------ Data provided ------

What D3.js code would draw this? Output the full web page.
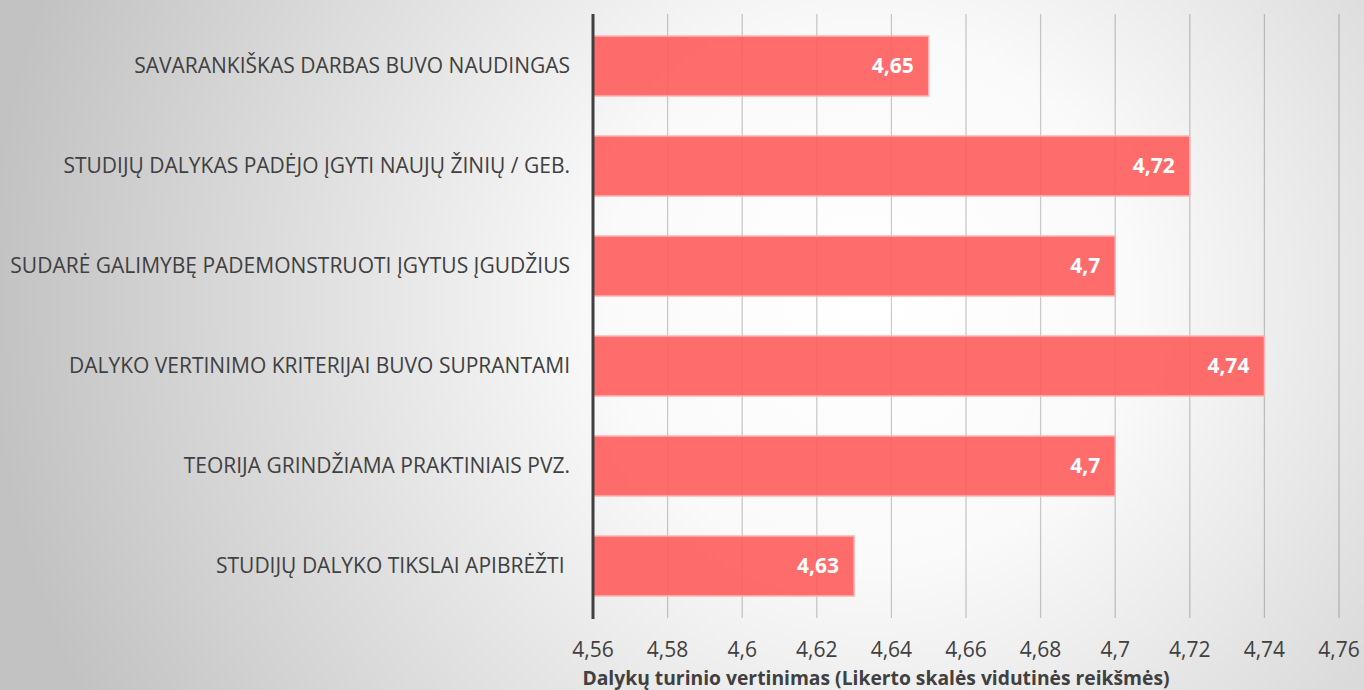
<!DOCTYPE html>
<html>
<head>
  <style>
    body { margin: 0; }
    text { font-family: "Open Sans", sans-serif; }
  </style>
</head>
<body>
<script src="https://d3js.org/d3.v7.min.js"></script>
<svg id="chart"></svg>
<script>
  // categories top to bottom
  var categories = [
    "SAVARANKIŠKAS DARBAS BUVO NAUDINGAS",
    "STUDIJŲ DALYKAS PADĖJO ĮGYTI NAUJŲ ŽINIŲ / GEB.",
    "SUDARĖ GALIMYBĘ PADEMONSTRUOTI ĮGYTUS ĮGUDŽIUS",
    "DALYKO VERTINIMO KRITERIJAI BUVO SUPRANTAMI",
    "TEORIJA GRINDŽIAMA PRAKTINIAIS PVZ.",
    "STUDIJŲ DALYKO TIKSLAI APIBRĖŽTI "
  ];
  var values = [4.65, 4.72, 4.7, 4.74, 4.7, 4.63];
  var valueLabels = ["4,65", "4,72", "4,7", "4,74", "4,7", "4,63"];
  var ticks = [4.56, 4.58, 4.6, 4.62, 4.64, 4.66, 4.68, 4.7, 4.72, 4.74, 4.76];
  var tickLabels = ["4,56", "4,58", "4,6", "4,62", "4,64", "4,66", "4,68", "4,7", "4,72", "4,74", "4,76"];
  var axisTitle = "Dalykų turinio vertinimas (Likerto skalės vidutinės reikšmės)";

  var width = 1364, height = 690;
  var svg = d3.select("#chart").attr("width", width).attr("height", height);

  // background
  var grad = svg.append("defs").append("radialGradient")
    .attr("id", "bg")
    .attr("gradientUnits", "userSpaceOnUse")
    .attr("cx", 870).attr("cy", 300).attr("r", 880);
  grad.append("stop").attr("offset", 0).attr("stop-color", "#ffffff");
  grad.append("stop").attr("offset", 0.3).attr("stop-color", "#fafafa");
  grad.append("stop").attr("offset", 1).attr("stop-color", "#c2c2c2");
  svg.append("rect").attr("width", width).attr("height", height).attr("fill", "url(#bg)");

  var x = d3.scaleLinear().domain([4.56, 4.76]).range([593, 1339]);
  var y = d3.scaleBand().domain(categories).range([16, 616]).paddingInner(0.4).paddingOuter(0.2);

  // gridlines + tick marks
  svg.append("g").selectAll("line")
    .data(ticks.slice(1))
    .join("line")
    .attr("x1", function(d) { return x(d); })
    .attr("x2", function(d) { return x(d); })
    .attr("y1", 14).attr("y2", 618)
    .attr("stroke", "#000").attr("stroke-opacity", 0.2).attr("stroke-width", 1.3);

  // bars
  svg.append("g").selectAll("rect")
    .data(values)
    .join("rect")
    .attr("x", x(4.56))
    .attr("y", function(d, i) { return y(categories[i]); })
    .attr("width", function(d) { return x(d) - x(4.56); })
    .attr("height", y.bandwidth())
    .attr("fill", "#ff5c5c")
    .attr("fill-opacity", 0.9)
    .attr("stroke", "#ffb3b3")
    .attr("stroke-width", 1.5);

  // value labels
  svg.append("g").selectAll("text")
    .data(values)
    .join("text")
    .attr("x", function(d) { return x(d) - 15; })
    .attr("y", function(d, i) { return y(categories[i]) + y.bandwidth() / 2; })
    .attr("dy", "0.35em")
    .attr("text-anchor", "end")
    .attr("fill", "#fff")
    .attr("font-weight", "bold")
    .attr("font-size", "21px")
    .text(function(d, i) { return valueLabels[i]; });

  // category labels
  svg.append("g").selectAll("text")
    .data(categories)
    .join("text")
    .attr("x", 570)
    .attr("y", function(d) { return y(d) + y.bandwidth() / 2; })
    .attr("dy", "0.35em")
    .attr("text-anchor", "end")
    .attr("fill", "#404040")
    .attr("font-size", "21px")
    .style("white-space", "pre")
    .text(function(d) { return d; });

  // y axis line
  svg.append("line")
    .attr("x1", x(4.56)).attr("x2", x(4.56))
    .attr("y1", 14).attr("y2", 619)
    .attr("stroke", "#404040").attr("stroke-width", 3);

  // x tick labels
  svg.append("g").selectAll("text")
    .data(ticks)
    .join("text")
    .attr("x", function(d) { return x(d); })
    .attr("y", 650)
    .attr("dy", "0.35em")
    .attr("text-anchor", "middle")
    .attr("fill", "#404040")
    .attr("font-size", "21px")
    .text(function(d, i) { return tickLabels[i]; });

  // axis title
  svg.append("text")
    .attr("x", 876)
    .attr("y", 678)
    .attr("dy", "0.35em")
    .attr("text-anchor", "middle")
    .attr("fill", "#404040")
    .attr("font-weight", "bold")
    .attr("font-size", "19.3px")
    .text(axisTitle);
</script>
</body>
</html>
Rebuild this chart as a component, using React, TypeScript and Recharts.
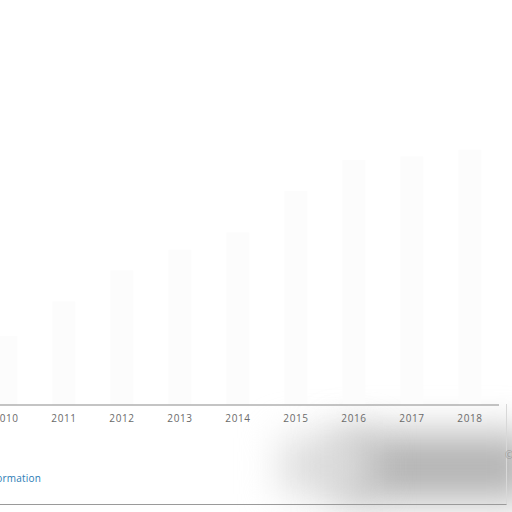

------

Stated exercise ▸ The entries above should be reproduced exactly, without their pictures.

Finished exercise ▸
What D3.js code would draw this? Output the full web page.
<!DOCTYPE html>
<html>
<head>
  <style>
    body { margin: 0; }
    text { font-family: "Open Sans", sans-serif; }
  </style>
</head>
<body>
<script src="https://d3js.org/d3.v7.min.js"></script>
<svg id="chart"></svg>
<script>
  // categories top to bottom
  var categories = [
    "SAVARANKIŠKAS DARBAS BUVO NAUDINGAS",
    "STUDIJŲ DALYKAS PADĖJO ĮGYTI NAUJŲ ŽINIŲ / GEB.",
    "SUDARĖ GALIMYBĘ PADEMONSTRUOTI ĮGYTUS ĮGUDŽIUS",
    "DALYKO VERTINIMO KRITERIJAI BUVO SUPRANTAMI",
    "TEORIJA GRINDŽIAMA PRAKTINIAIS PVZ.",
    "STUDIJŲ DALYKO TIKSLAI APIBRĖŽTI "
  ];
  var values = [4.65, 4.72, 4.7, 4.74, 4.7, 4.63];
  var valueLabels = ["4,65", "4,72", "4,7", "4,74", "4,7", "4,63"];
  var ticks = [4.56, 4.58, 4.6, 4.62, 4.64, 4.66, 4.68, 4.7, 4.72, 4.74, 4.76];
  var tickLabels = ["4,56", "4,58", "4,6", "4,62", "4,64", "4,66", "4,68", "4,7", "4,72", "4,74", "4,76"];
  var axisTitle = "Dalykų turinio vertinimas (Likerto skalės vidutinės reikšmės)";

  var width = 1364, height = 690;
  var svg = d3.select("#chart").attr("width", width).attr("height", height);

  // background
  var grad = svg.append("defs").append("radialGradient")
    .attr("id", "bg")
    .attr("gradientUnits", "userSpaceOnUse")
    .attr("cx", 870).attr("cy", 300).attr("r", 880);
  grad.append("stop").attr("offset", 0).attr("stop-color", "#ffffff");
  grad.append("stop").attr("offset", 0.3).attr("stop-color", "#fafafa");
  grad.append("stop").attr("offset", 1).attr("stop-color", "#c2c2c2");
  svg.append("rect").attr("width", width).attr("height", height).attr("fill", "url(#bg)");

  var x = d3.scaleLinear().domain([4.56, 4.76]).range([593, 1339]);
  var y = d3.scaleBand().domain(categories).range([16, 616]).paddingInner(0.4).paddingOuter(0.2);

  // gridlines + tick marks
  svg.append("g").selectAll("line")
    .data(ticks.slice(1))
    .join("line")
    .attr("x1", function(d) { return x(d); })
    .attr("x2", function(d) { return x(d); })
    .attr("y1", 14).attr("y2", 618)
    .attr("stroke", "#000").attr("stroke-opacity", 0.2).attr("stroke-width", 1.3);

  // bars
  svg.append("g").selectAll("rect")
    .data(values)
    .join("rect")
    .attr("x", x(4.56))
    .attr("y", function(d, i) { return y(categories[i]); })
    .attr("width", function(d) { return x(d) - x(4.56); })
    .attr("height", y.bandwidth())
    .attr("fill", "#ff5c5c")
    .attr("fill-opacity", 0.9)
    .attr("stroke", "#ffb3b3")
    .attr("stroke-width", 1.5);

  // value labels
  svg.append("g").selectAll("text")
    .data(values)
    .join("text")
    .attr("x", function(d) { return x(d) - 15; })
    .attr("y", function(d, i) { return y(categories[i]) + y.bandwidth() / 2; })
    .attr("dy", "0.35em")
    .attr("text-anchor", "end")
    .attr("fill", "#fff")
    .attr("font-weight", "bold")
    .attr("font-size", "21px")
    .text(function(d, i) { return valueLabels[i]; });

  // category labels
  svg.append("g").selectAll("text")
    .data(categories)
    .join("text")
    .attr("x", 570)
    .attr("y", function(d) { return y(d) + y.bandwidth() / 2; })
    .attr("dy", "0.35em")
    .attr("text-anchor", "end")
    .attr("fill", "#404040")
    .attr("font-size", "21px")
    .style("white-space", "pre")
    .text(function(d) { return d; });

  // y axis line
  svg.append("line")
    .attr("x1", x(4.56)).attr("x2", x(4.56))
    .attr("y1", 14).attr("y2", 619)
    .attr("stroke", "#404040").attr("stroke-width", 3);

  // x tick labels
  svg.append("g").selectAll("text")
    .data(ticks)
    .join("text")
    .attr("x", function(d) { return x(d); })
    .attr("y", 650)
    .attr("dy", "0.35em")
    .attr("text-anchor", "middle")
    .attr("fill", "#404040")
    .attr("font-size", "21px")
    .text(function(d, i) { return tickLabels[i]; });

  // axis title
  svg.append("text")
    .attr("x", 876)
    .attr("y", 678)
    .attr("dy", "0.35em")
    .attr("text-anchor", "middle")
    .attr("fill", "#404040")
    .attr("font-weight", "bold")
    .attr("font-size", "19.3px")
    .text(axisTitle);
</script>
</body>
</html>
Rebuild this chart as a component, using React, TypeScript and Recharts.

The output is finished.